Following the corruption allegations made in December 1998 against the Bid Committee for the XIX Olympic Winter Games in Salt Lake City in 2002, IOC President Samaranch immediately appointed a Commission to gather evidence. Six weeks later, the IOC published the results of its inquiry and recommended to the Session that the members involved be punished. The crisis resulted in four resignations, six expulsions and ten official warnings.
This crisis showed the IOC members how much they needed to modernise their institution. This was undertaken in a very short space of time, with radical decisions taken during 1999:
-- Procedure for electing candidate cities for 2006 amended and visits by IOC members to candidate cities abolished.
-- 15 active Olympic athletes, elected by their peers at the Olympic Games.
-- Creation of a Nominations Commission for IOC membership.
-- Mandate of IOC Members to last eight years, renewable through re-election.
-- IOC to have a maximum of 115 members.
-- Presidential mandate limited to eight years, renewable once for four years.

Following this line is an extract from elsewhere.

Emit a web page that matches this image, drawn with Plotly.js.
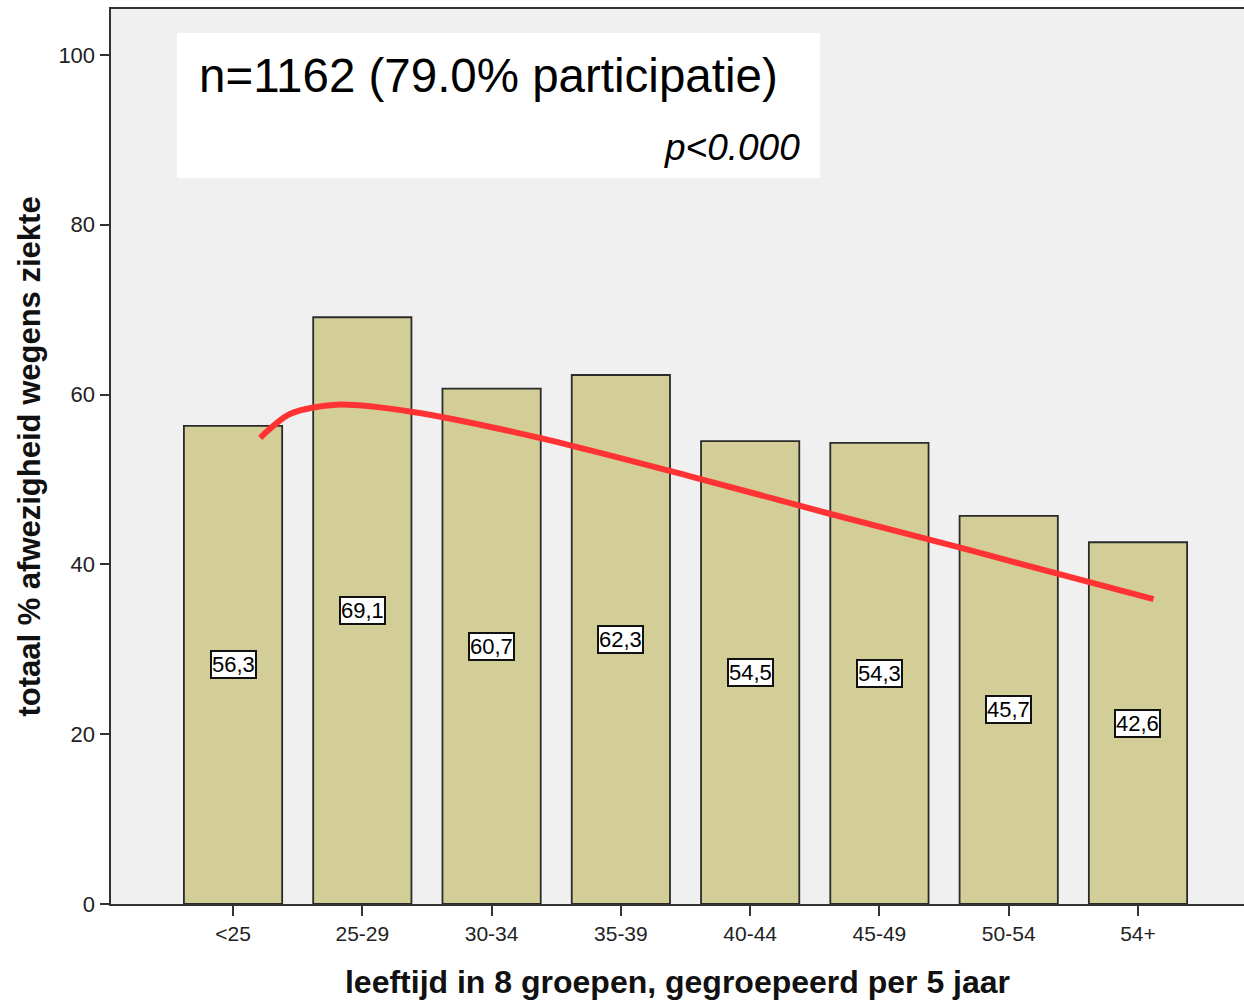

-- 15 members to come from IFs, 15 from the NOCs and 70 other as individual members.
-- Age limit lowered to 70.
-- Creation of the IOC Ethics Commission.
-- Creation of the World Anti-Doping Agency.
-- Greater financial transparency through the publication of financial reports on the sources and use of the Olympic Movement's income.
-- IOC Session opened to the media for the first time.